This critical analysis essay discusses the assumptions that people make about accents and whether everybody has an accent or if only people that are from different areas have an accent but you don’t. It conveys that no matter where you are from, people will always believe you have one even if you don’t believe it yourself that you do. Most generally, people label others with accents as less capable and unable to comprehend what is being asked of them to do. However, most of us know that this isn’t the case and it goes to show how having an accent can affect the way a person lives.
I have an accent.
In the television show “The Office” Michael Scott is the boss of a paper company called Dunder Mifflin. In the episode “Diversity Day” corporate sends a sensitivity worker to the Scranton office because of Michaels insensitive behavior; however, he is dissatisfied with the training so he decides to do his own presentation. He makes everyone take a card and put it on their forehead and he wants them to treat other people based on the race that is written on the card. Nobody knows what their race is so when a person is talking to another individual, they have to drop hints of what their race could be. One of the interactions is between an “Italian” and a “Jamaican”, and the Italian person asks the Jamaican person if they wanted to go to the beach. He then asks if they would like to get high, and she declines, and then the Italian person says, “I think you do mon.” The last interaction is between one of the workers that just arrived from a meeting and Michael. The woman is from India and she gets approached by Michael and he says to her, “Oh! Welcome to my convenience store. Would you like some gookie gookie? Well, I have some very delicious gookie gookie! Only 99 cents, plus tax!” She doesn’t say anything and slaps him and walks away and then Michael says to the rest of his employees in a painful voice that now she knows what it’s like to be a minority. The language attitude that is expressed by Michael is the fact that everyone from a particular country or cultural group has the same accent.

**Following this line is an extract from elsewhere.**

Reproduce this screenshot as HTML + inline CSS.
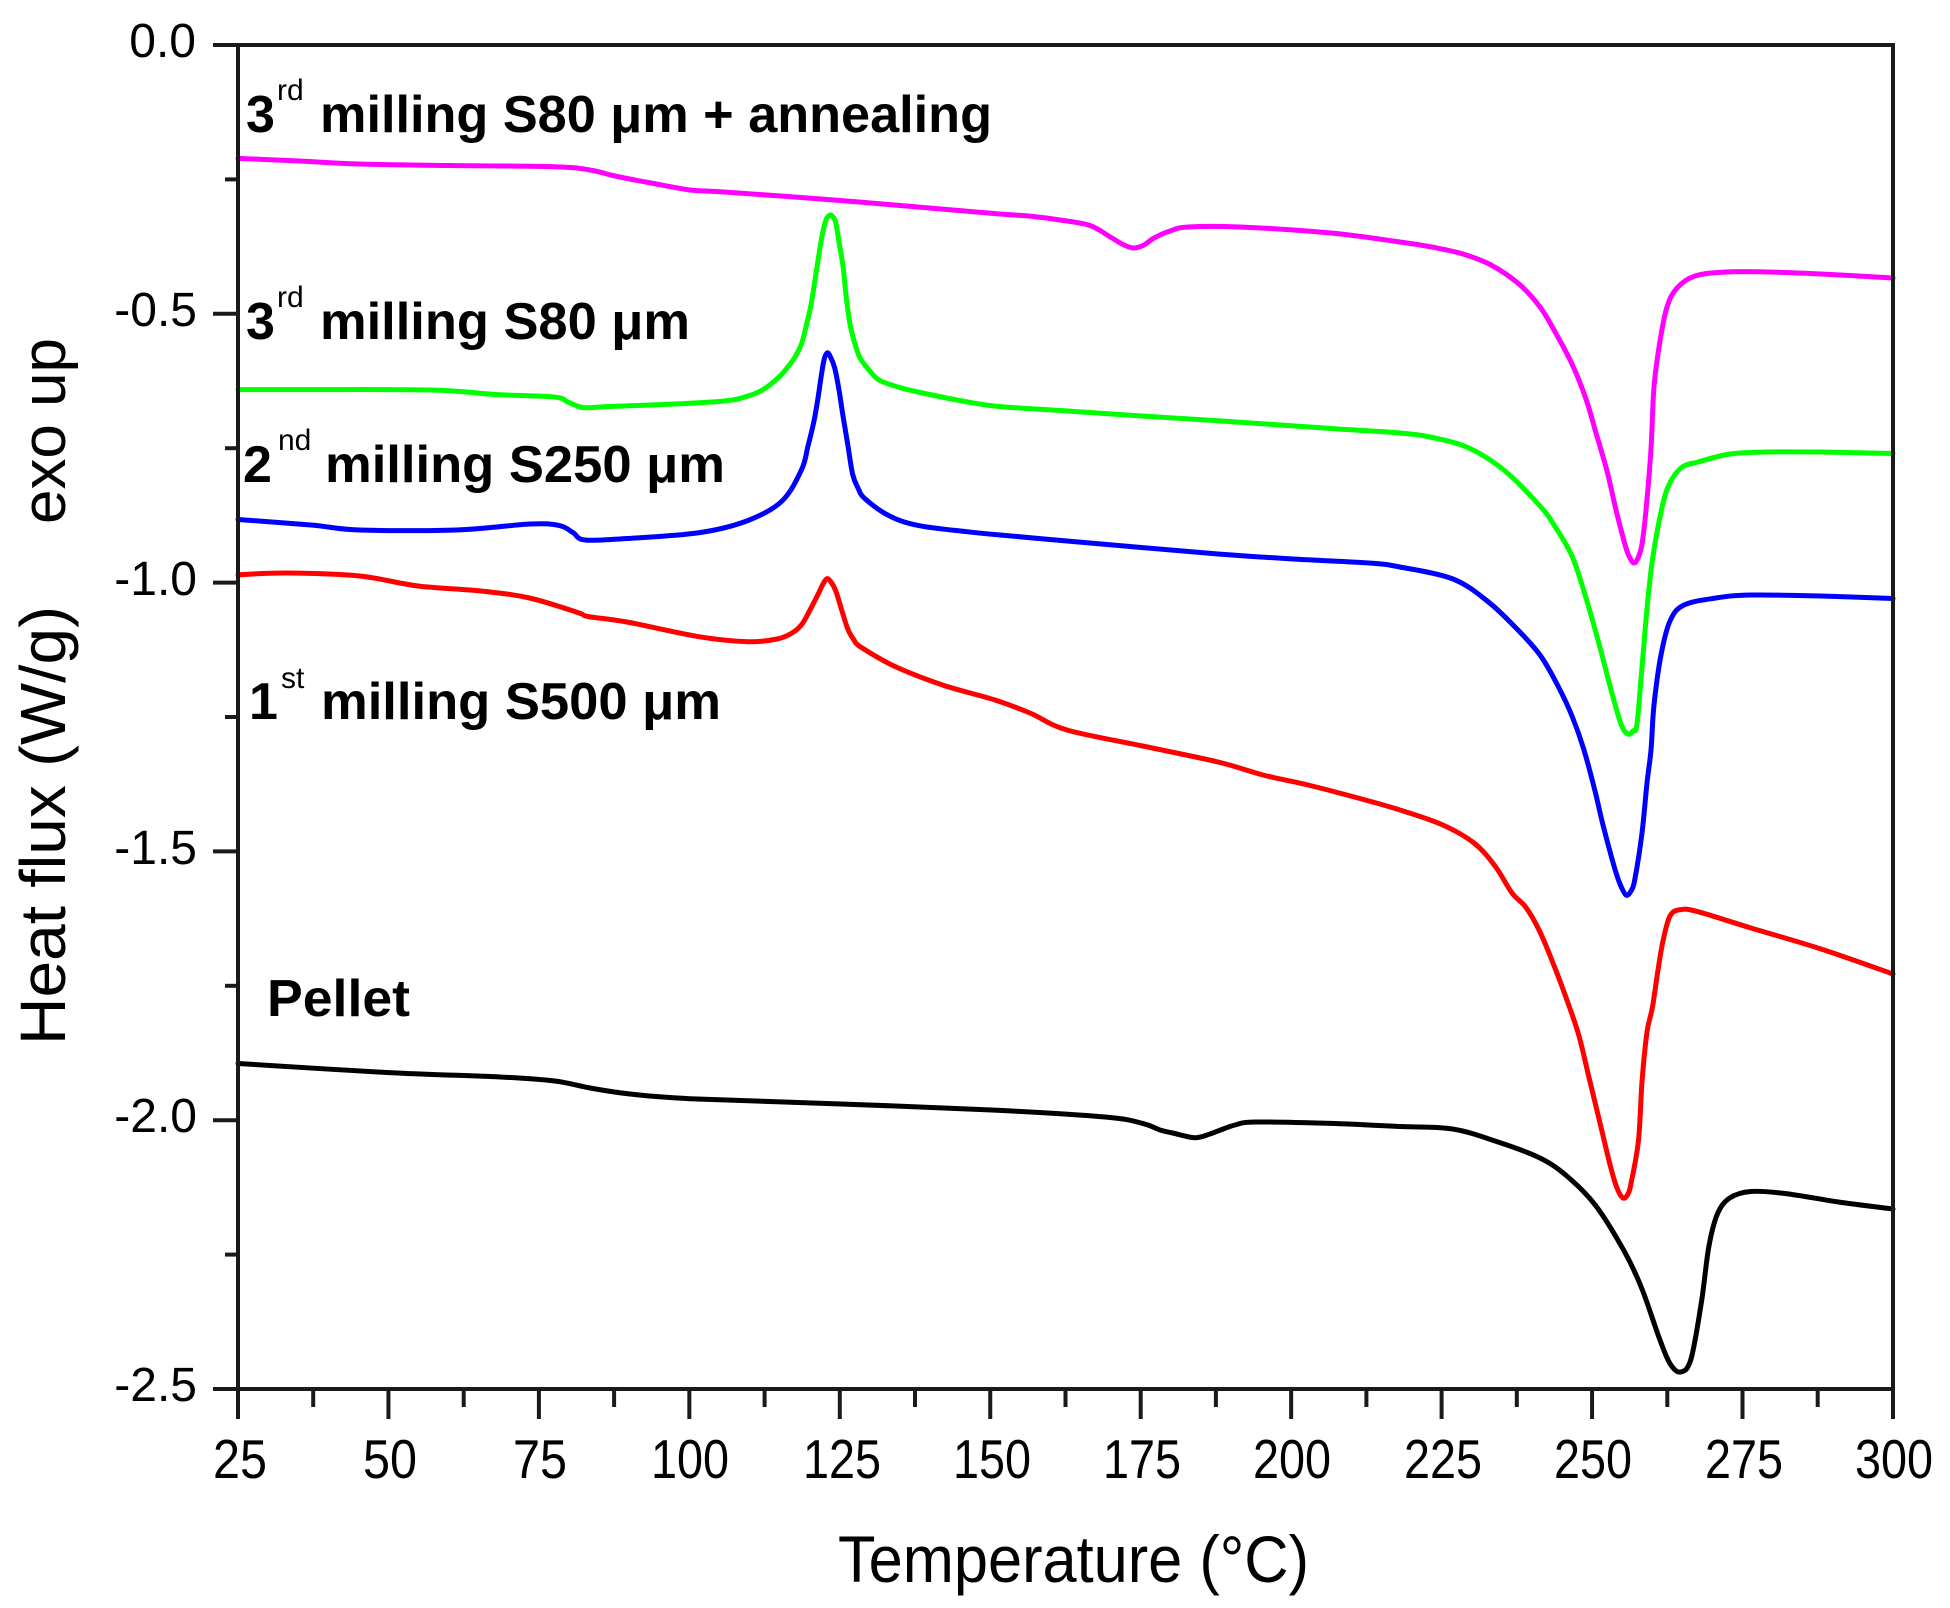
<!DOCTYPE html>
<html>
<head>
<meta charset="utf-8">
<style>
  html, body { margin: 0; padding: 0; background: #ffffff; }
  svg { display: block; }
  text { font-family: "Liberation Sans", Arial, sans-serif; fill: #000; }
  .ann { font-weight: bold; font-size: 52px; }
  .sup { font-weight: normal; font-size: 30px; }
  .yt { font-size: 48px; text-anchor: end; }
  .xt { font-size: 55px; text-anchor: middle; }
  .curve { fill: none; stroke-width: 5; stroke-linejoin: round; stroke-linecap: round; }
</style>
</head>
<body>
<svg id="chart" width="1950" height="1608" viewBox="0 0 1950 1608" xmlns="http://www.w3.org/2000/svg">
  <rect x="0" y="0" width="1950" height="1608" fill="#ffffff"/>

  <!-- Curves -->
  <polyline class="curve" stroke="#ff00ff" points="
    238,158.4 300,161 359,164 450,165.5 554,166.7 590,170 615,176 651,183 690,190 724,192 821,199 918,207 1000,214
    1029,216 1060,220 1090,225.5 1112,238 1124,245 1134,248 1144,245 1154,238 1170,231 1188,227 1240,227 1331,233
    1400,242 1435,247.6 1463,254 1491,265 1519,284 1540,307 1554,330 1572,364 1586,399 1596,433 1607,471 1617,514
    1626,548 1630,558 1634,563 1638,558 1642,544 1646,510 1651,449 1654,387 1660,341 1667,307 1677,288 1695,276
    1726,272 1768,272 1821,274 1893,278"/>

  <polyline class="curve" stroke="#00ff00" points="
    238,389.6 300,389.6 432,390 495,394.5 554,397 568,402 583,407.6 607,406.6 675,404 724,401 745,397 763,389.6
    778,378 787,368 795,357 801.6,343.6 806,327 811,305 815,280 818.7,256 822,236 826,220 830,215 833,217 835.7,222.4
    839,242 843,266 846,295 850,324 855,344 860,358 869,370 879,380 898,387 918,392 967,401.8 1000,406.6 1067,411
    1142,416 1218,420.7 1331,428.5 1400,433 1435,438 1470,448.5 1505,471 1540,506 1554,525 1572,556 1586,598
    1600,647.5 1610,686 1621,724 1628,734 1633,731 1637,724 1642,667 1647,609 1652,563 1660,517 1668,487 1681,468
    1698,462 1730,454 1768,452 1821,452 1893,453.5"/>

  <polyline class="curve" stroke="#0000ff" points="
    238,519.5 311,525 359.5,530 456.7,530 529.5,524 559,525.4 573,532.6 585,540 627,538.5 699.6,532.6 748,520.5
    782,501 801.6,469.6 808,446 814,421 818,398 821,377.5 824,360 827,353 830,356 834.7,368 839,390 843,416 848,446
    852.7,474.5 858,488 865,498.7 889,515.7 918,525.4 967,531.7 1000,535 1067,541 1142.6,547.6 1218,554 1293,559
    1369,563 1400,567 1453,579 1488,601.6 1516,628 1540,655 1558,686 1572,716 1584,750 1595,791 1603,825 1614,866
    1620,884 1626,895 1631,891 1635,878.5 1642,833 1647,783 1651,750 1654,705 1661,655 1670,621 1684,605 1716,598
    1751,595 1821,596 1893,598.5"/>

  <polyline class="curve" stroke="#ff0000" points="
    238,574.8 286.6,573 359.5,576 418,586 481,591 529.5,598 578,612.6 588,616.5 627,622 699.6,636.8 748,641.7
    777,639 792,633 801.6,624.7 810,610 818.7,593 823,584 827,578.7 831,582 835.7,590.8 842,611 848,629.6 854,640
    860,646.6 894,666 942.6,685 995,700 1030,713 1067,730 1142.6,746 1218,762 1263,775 1308,785 1369,801 1400,810
    1442,824.6 1474,843 1495,866 1512,893 1526,907.5 1540,932 1554,965.6 1568,1003 1579,1036 1589,1077.5 1600,1123
    1610,1164.6 1617,1188 1623,1198 1628,1194 1631.5,1181 1638.5,1140 1642,1082 1647,1032 1652.5,1007 1658,970
    1663,941 1670,916 1680.6,909.6 1698,911.7 1751,928 1821,949 1893,974"/>

  <polyline class="curve" stroke="#000000" points="
    238,1063.5 388.8,1072.6 500,1077 554.6,1081 590,1088 630,1094 690,1098.7 841,1104 991.8,1110 1105,1117
    1142.6,1123.4 1160,1130 1172.7,1133 1195,1137.7 1210,1134 1218,1131 1235,1125 1255.6,1122 1331,1123.4
    1400,1126.5 1452.6,1129 1498,1142 1540,1158 1568,1177 1596,1206 1624.5,1251.7 1642,1289 1659.6,1339
    1670,1363.6 1680.6,1372 1691,1359 1701.6,1301 1708.7,1247.5 1717.4,1214 1729.7,1198 1750.7,1191.5
    1785.8,1193.6 1838.4,1202 1893,1209"/>

  <!-- Frame -->
  <rect x="238" y="45" width="1655" height="1344" fill="none" stroke="#1a1a1a" stroke-width="4"/>

  <!-- Y ticks -->
  <g stroke="#1a1a1a" stroke-width="4">
    <line x1="213" y1="45" x2="238" y2="45"/>
    <line x1="213" y1="313.8" x2="238" y2="313.8"/>
    <line x1="213" y1="582.6" x2="238" y2="582.6"/>
    <line x1="213" y1="851.4" x2="238" y2="851.4"/>
    <line x1="213" y1="1120.2" x2="238" y2="1120.2"/>
    <line x1="213" y1="1389" x2="238" y2="1389"/>
    <line x1="225" y1="179.4" x2="238" y2="179.4"/>
    <line x1="225" y1="448.2" x2="238" y2="448.2"/>
    <line x1="225" y1="717" x2="238" y2="717"/>
    <line x1="225" y1="985.8" x2="238" y2="985.8"/>
    <line x1="225" y1="1254.6" x2="238" y2="1254.6"/>
  </g>

  <!-- X ticks -->
  <g stroke="#1a1a1a" stroke-width="4">
    <line x1="238" y1="1389" x2="238" y2="1419"/>
    <line x1="388.45" y1="1389" x2="388.45" y2="1419"/>
    <line x1="538.9" y1="1389" x2="538.9" y2="1419"/>
    <line x1="689.35" y1="1389" x2="689.35" y2="1419"/>
    <line x1="839.8" y1="1389" x2="839.8" y2="1419"/>
    <line x1="990.25" y1="1389" x2="990.25" y2="1419"/>
    <line x1="1140.7" y1="1389" x2="1140.7" y2="1419"/>
    <line x1="1291.15" y1="1389" x2="1291.15" y2="1419"/>
    <line x1="1441.6" y1="1389" x2="1441.6" y2="1419"/>
    <line x1="1592.05" y1="1389" x2="1592.05" y2="1419"/>
    <line x1="1742.5" y1="1389" x2="1742.5" y2="1419"/>
    <line x1="1893" y1="1389" x2="1893" y2="1419"/>
    <line x1="313.2" y1="1389" x2="313.2" y2="1407"/>
    <line x1="463.7" y1="1389" x2="463.7" y2="1407"/>
    <line x1="614.1" y1="1389" x2="614.1" y2="1407"/>
    <line x1="764.6" y1="1389" x2="764.6" y2="1407"/>
    <line x1="915.0" y1="1389" x2="915.0" y2="1407"/>
    <line x1="1065.5" y1="1389" x2="1065.5" y2="1407"/>
    <line x1="1215.9" y1="1389" x2="1215.9" y2="1407"/>
    <line x1="1366.4" y1="1389" x2="1366.4" y2="1407"/>
    <line x1="1516.8" y1="1389" x2="1516.8" y2="1407"/>
    <line x1="1667.3" y1="1389" x2="1667.3" y2="1407"/>
    <line x1="1817.7" y1="1389" x2="1817.7" y2="1407"/>
  </g>

  <!-- Y tick labels -->
  <text class="yt" x="196" y="57">0.0</text>
  <text class="yt" x="197" y="326">-0.5</text>
  <text class="yt" x="197" y="595">-1.0</text>
  <text class="yt" x="197" y="864">-1.5</text>
  <text class="yt" x="197" y="1132">-2.0</text>
  <text class="yt" x="197" y="1401">-2.5</text>

  <!-- X tick labels -->
  <text class="xt" x="240" y="1478" textLength="54" lengthAdjust="spacingAndGlyphs">25</text>
  <text class="xt" x="390" y="1478" textLength="54" lengthAdjust="spacingAndGlyphs">50</text>
  <text class="xt" x="540" y="1478" textLength="54" lengthAdjust="spacingAndGlyphs">75</text>
  <text class="xt" x="690" y="1478" textLength="78" lengthAdjust="spacingAndGlyphs">100</text>
  <text class="xt" x="842" y="1478" textLength="78" lengthAdjust="spacingAndGlyphs">125</text>
  <text class="xt" x="992" y="1478" textLength="78" lengthAdjust="spacingAndGlyphs">150</text>
  <text class="xt" x="1142" y="1478" textLength="78" lengthAdjust="spacingAndGlyphs">175</text>
  <text class="xt" x="1292" y="1478" textLength="78" lengthAdjust="spacingAndGlyphs">200</text>
  <text class="xt" x="1443" y="1478" textLength="78" lengthAdjust="spacingAndGlyphs">225</text>
  <text class="xt" x="1593" y="1478" textLength="78" lengthAdjust="spacingAndGlyphs">250</text>
  <text class="xt" x="1744" y="1478" textLength="78" lengthAdjust="spacingAndGlyphs">275</text>
  <text class="xt" x="1894" y="1478" textLength="78" lengthAdjust="spacingAndGlyphs">300</text>

  <!-- Axis titles -->
  <text x="838" y="1582" font-size="66" textLength="471" lengthAdjust="spacingAndGlyphs">Temperature (°C)</text>
  <text transform="translate(65,1045) rotate(-90)" font-size="64" textLength="439" lengthAdjust="spacingAndGlyphs">Heat flux (W/g)</text>
  <text transform="translate(65,524) rotate(-90)" font-size="62" textLength="186" lengthAdjust="spacingAndGlyphs">exo up</text>

  <!-- Annotations -->
  <text class="ann" x="246" y="132">3</text>
  <text class="sup" x="277" y="100">rd</text>
  <text class="ann" x="320" y="132" textLength="672" lengthAdjust="spacingAndGlyphs">milling S80 μm + annealing</text>

  <text class="ann" x="246" y="339">3</text>
  <text class="sup" x="277" y="307">rd</text>
  <text class="ann" x="320" y="339" textLength="370" lengthAdjust="spacingAndGlyphs">milling S80 μm</text>

  <text class="ann" x="243" y="482">2</text>
  <text class="sup" x="278" y="450">nd</text>
  <text class="ann" x="325" y="482" textLength="400" lengthAdjust="spacingAndGlyphs">milling S250 μm</text>

  <text class="ann" x="249" y="719">1</text>
  <text class="sup" x="281" y="688">st</text>
  <text class="ann" x="321" y="719" textLength="400" lengthAdjust="spacingAndGlyphs">milling S500 μm</text>

  <text class="ann" x="267" y="1016" textLength="143" lengthAdjust="spacingAndGlyphs">Pellet</text>
</svg>
<script>
(function () {
  try {
    var NS = "http://www.w3.org/2000/svg";
    var pls = document.querySelectorAll("polyline.curve");
    for (var i = 0; i < pls.length; i++) {
      var pl = pls[i];
      var raw = pl.getAttribute("points").trim().split(/\s+/);
      var p = [];
      for (var j = 0; j < raw.length; j++) {
        var xy = raw[j].split(",");
        if (xy.length === 2) p.push([parseFloat(xy[0]), parseFloat(xy[1])]);
      }
      if (p.length < 3) continue;
      var d = "M" + p[0][0] + "," + p[0][1];
      var t = 0.5 / 3;
      for (var k = 0; k < p.length - 1; k++) {
        var p0 = p[k > 0 ? k - 1 : 0], p1 = p[k], p2 = p[k + 1], p3 = p[k + 2 < p.length ? k + 2 : p.length - 1];
        var c1x = p1[0] + (p2[0] - p0[0]) * t, c1y = p1[1] + (p2[1] - p0[1]) * t;
        var c2x = p2[0] - (p3[0] - p1[0]) * t, c2y = p2[1] - (p3[1] - p1[1]) * t;
        // keep control points within segment x-range to avoid overshoot loops
        var lo = Math.min(p1[0], p2[0]), hi = Math.max(p1[0], p2[0]);
        c1x = Math.max(lo, Math.min(hi, c1x));
        c2x = Math.max(lo, Math.min(hi, c2x));
        d += " C" + c1x.toFixed(1) + "," + c1y.toFixed(1) + " " + c2x.toFixed(1) + "," + c2y.toFixed(1) + " " + p2[0] + "," + p2[1];
      }
      var path = document.createElementNS(NS, "path");
      path.setAttribute("d", d);
      path.setAttribute("class", "curve");
      path.setAttribute("stroke", pl.getAttribute("stroke"));
      pl.parentNode.replaceChild(path, pl);
    }
  } catch (e) {}
})();
</script>
</body>
</html>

If you’ve ever imitated an accent, you most likely were relating that accent to a specific ethnic group. Sometimes it is easier to identify if a person has an accent rather if you have an accent yourself because you have different things to compare it to. However, if you’ve ever gotten told that you have an accent, it may sometimes come as a surprise. Lippi-Green states, “Generally accent can only be understood and defined if there is something to compare it with.” (Lippi-Green 45) This difference can be found right outside the environment you grew up in. If you were to go to a new location, many people would insist that they aren’t the ones that have the accent because that’s what they’re used to hearing. Although, you can’t hear the accent you have and if you try to figure out the accent of the people you grew up with, you probably won’t be able to pin-point it. Lippi-Green discusses the topic of The Sound House. She gives us a description of how the sound house is supposed to be our vocal apparatus, and how we gain different tools and different materials from our parents. After that we grow a bit more, and we go to school and we decide to build some new things in our sound house to make it our own. She also states that once you have finished your sound house and you grow a bit older, somewhere in your adult years, you see another sound house and this one is very unique and you look at yours and it’s been the same for the past decade. You want to change it up, but you’ve lost the tools you first began building with. After years of working on your sound house to introduce a new language or sound, it still has its quirks and people may notice that it’s not an original sound house but rather one that is trying to imitate another one. The whole analogy of the sound house is very relevant to our everyday life because we all come from different backgrounds and we were raised differently so the tools my parents gave me to build my own sound house are going to be completely different from someone else’s. If I had a sibling, sure our sound houses would be similar, but we wouldn’t be friends with the same exact people and the older you get the more influence other people have on you.
This cartoon shows two men and a woman singing the national anthem of the United States, it also seems as if they are from Mexico because one of the men has the Mexican flag in the back of his shirt that says, “Love it and Leave it”. All three are singing in unison, “Jose’ can you see?” meanwhile the teacher has his head in his hands in disappointment thinking, “I give up.” On the blackboard behind him, the class that is written is Assimilation 101. Let’s say that if we didn’t know where the people in the picture were from, we know that Jose is a Spanish name and that they think that “Oh say…” sounds like that may be a common mistake just because it sounds like that name. Because the class is called Assimilation 101 you can conclude that the teacher is supposed to teach them how to adapt and condition them to the rules of this country, and one of them is to correct their language. However, they seem proud to be singing the national anthem the way they are no matter how they are singing it.
I’ve come to believe that this whole idea of assimilating to one language because of the country you’re in is unfair. And let’s say a person does assimilate, you cannot expect a person to sound “American” because they obviously might have not been born in the country but they are making the effort to try and communicate with others and learning the English language which is what majority of the population speaks. Unconsciously we judge people by their accent to where they might be from just like Michael Scott did in his presentation, however a lot of negative stereotypes may be linked towards this so it isn’t always an accurate representation of where this person might be from. Regardless whether you have an accent or not, it matters if your voice is being heard and if you have something positive to contribute to the conversation.